7. Considérant que, dans les circonstances de l'espèce, il y a lieu de faire application des dispositions de l'article L. 761-1 du code de justice administrative et de mettre à la charge de l'Etat la somme de 1 000 euros au titre des frais exposés en cours d'instance et non compris dans les dépens ;

D E C I D E :

Article 1er : L'association des commerçants de Grand Place est déchargée des rappels de droits de taxe sur la valeur ajoutée susvisés qui lui ont été réclamés.

Article 2 : L'Etat versera à l'association des commerçants de Grand Place la somme de 1 000 euros au titre de l'article L. 761-1 du code de justice administrative.

Article 3 : Le présent jugement sera notifié à l'association des commerçants de Grand Place et au directeur départemental des finances publiques de l'Isère.

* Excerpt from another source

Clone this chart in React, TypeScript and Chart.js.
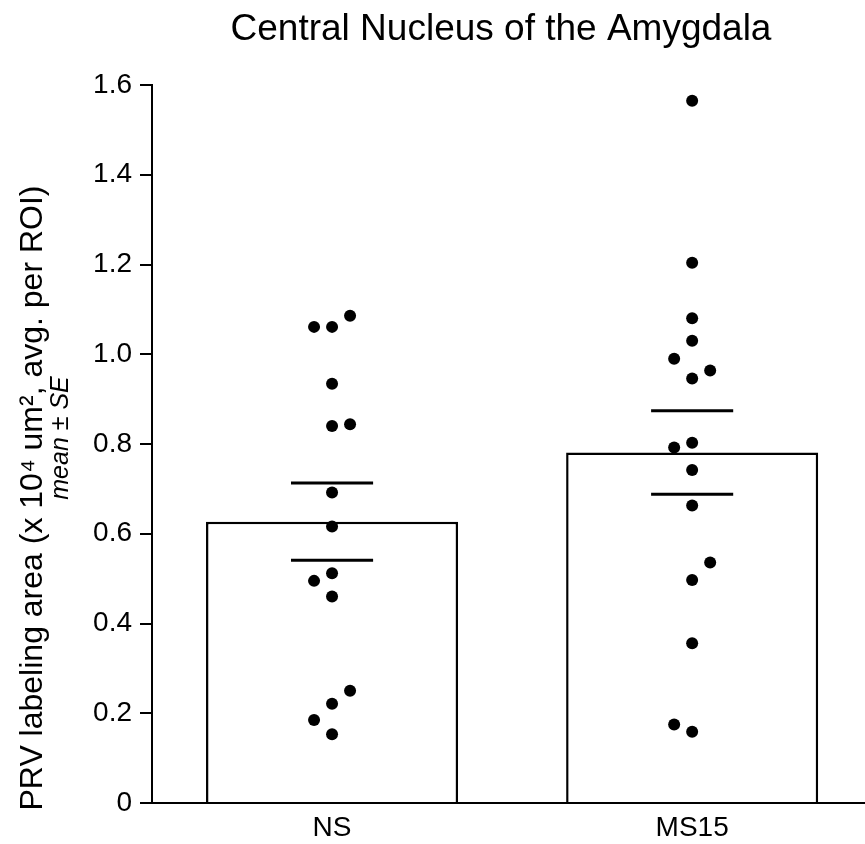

Délibéré après l'audience du 7 novembre 2013, à laquelle siégeaient :

M. Harang, président,

M. Moya, conseiller

M. Villard, conseiller,

Lu en audience publique le 19 décembre 2013.

Le rapporteur,

N. VILLARD

Le président

P. HARANG

Le greffier,

C. BILLON

La République mande et ordonne au ministre de l'économie et des finances en ce qui le concerne ou à tous huissiers de justice à ce requis en ce qui concerne les voies de droit commun contre les parties privées, de pourvoir à l'exécution de la présente décision.